7 responses to “To Everything a Season

  1. Thanks for searching. I’ve quietly appreciated your voice since the beginnings of this blog, and while we’ve never met in person, there’s a sense of solidarity knowing that there is someone else searching and processing and seeking, too.

    So, thank you.

  2. I have been both entertained and challenged by reading this blog. I respect the way you think through issues and am impressed with your ability to present opinions in an intellectual and gentle fashion. I also enjoy getting your take on the entertainment industry – even when I do not agree. :O) I wish we could have been friends, but it was a pleasure to talk with you the few times I did!
    May God continue to use you to advance the Kingdom and sanctify the Church; and may He give you wisdom as you transition. And congratulations on what sounds like an engagement??!! Woot!
    Grace and Peace ~

  3. I’ve been reading now for about two years. And while I don’t chime in often, I have appreciated your take on things so very much. Thank you for taking the time to share your thoughts here. There’s just nothing quite like “The Search” out there. Congratulations to you on the new seasons you are entering!

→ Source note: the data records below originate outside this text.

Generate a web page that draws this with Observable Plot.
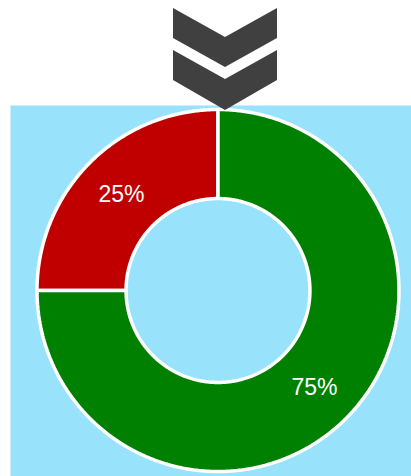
<!DOCTYPE html>
<html><head><meta charset="utf-8">
<script src="https://cdn.jsdelivr.net/npm/d3@7"></script>
<script src="https://cdn.jsdelivr.net/npm/@observablehq/plot@0.6"></script>
<style>
body{margin:0;background:#fff}
#wrap{position:relative;width:411px;height:476px;overflow:hidden}
#chev{position:absolute;left:0;top:0}
</style>
</head><body><div id="wrap"></div>
<script>
// Data
const categories = ["Red", "Green"];
const values = [25, 75];
const labels = ["25%", "75%"];
const colors = ["#c00000", "#008000"];

const innerRatio = 0.508;
const pie = d3.pie().sort(null).startAngle(-Math.PI / 2).endAngle(1.5 * Math.PI)(values);

function ringPolygon(a0, a1, r0, r1) {
  const pts = [];
  const n = Math.max(2, Math.ceil((a1 - a0) / (Math.PI / 360)));
  for (let i = 0; i <= n; i++) {
    const a = a0 + (a1 - a0) * i / n;
    pts.push({x: r1 * Math.sin(a), y: r1 * Math.cos(a)});
  }
  for (let i = n; i >= 0; i--) {
    const a = a0 + (a1 - a0) * i / n;
    pts.push({x: r0 * Math.sin(a), y: r0 * Math.cos(a)});
  }
  return pts;
}

const sliceMarks = pie.map((p, i) => Plot.line(ringPolygon(p.startAngle, p.endAngle, innerRatio, 1), {
  x: "x", y: "y", fill: colors[i], stroke: "white", strokeWidth: 3.5, curve: "linear-closed", strokeLinejoin: "miter"
}));

const labelData = pie.map((p, i) => {
  const a = (p.startAngle + p.endAngle) / 2, r = (1 + innerRatio) / 2;
  return {x: r * Math.sin(a), y: r * Math.cos(a), label: labels[i]};
});

const chart = Plot.plot({
  width: 411, height: 476,
  marginLeft: 10, marginTop: 105, marginRight: 0, marginBottom: 0,
  x: {domain: [-1.1464, 1.0691], axis: null},
  y: {domain: [-1.0276, 1.0221], axis: null},
  style: {fontFamily: "'Liberation Sans', Arial, sans-serif", background: "white"},
  marks: [
    Plot.frame({fill: "#98e2fc", stroke: "none"}),
    ...sliceMarks,
    Plot.text(labelData, {x: "x", y: "y", text: "label", fill: "white", fontSize: 23, dy: 1, fontFamily: "'Liberation Sans', Arial, sans-serif"})
  ]
});
const wrap = document.getElementById("wrap");
wrap.appendChild(chart);

// Chevron icon overlay
const ns = "http://www.w3.org/2000/svg";
const chev = document.createElementNS(ns, "svg");
chev.setAttribute("id", "chev");
chev.setAttribute("width", "411");
chev.setAttribute("height", "120");
chev.innerHTML = `<polygon fill="#404040" points="173,8 225,37 277,8 277,38 225,67 173,38"/>
<polygon fill="#404040" points="173,50 225,79 277,50 277,80 225,110 173,80"/>`;
wrap.appendChild(chev);
</script>
</body></html>
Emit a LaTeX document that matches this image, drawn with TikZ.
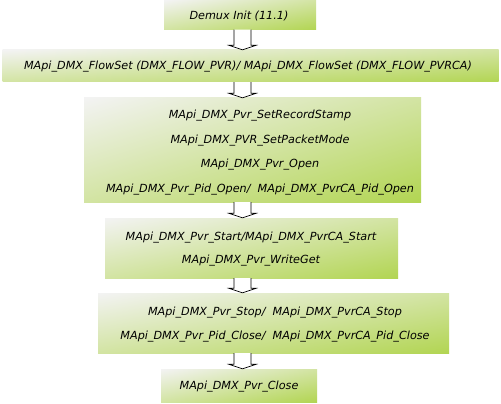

  4. Brett, while we may not be graced with your eloquent prose at this address as often as before, I have no doubt we will find many new places to connect with your restrained, well-considered ideas on culture and faith. Not to mention your upcoming book. Thanks for sharing your words so generously with us.

  5. Been a fan ever since reading Hipster Christianity. Looking forward to more of your work!

  6. This is the only blog I follow. Brett, you really do a great job, and I find your choice of topics and handling of issues to be really excellent. I am sad to hear it’ll be scaled back, but understand and commend your reasoning.

    Question: for someone looking online for insightful, philosophical Christian cultural commentary such as you provide here, where are some other good places to turn other than The Search? I have never been able to find anything else up to this standard. Maybe I have just not looked hard enough.

  7. “thought vomting”

    I think you nailed that euphemism.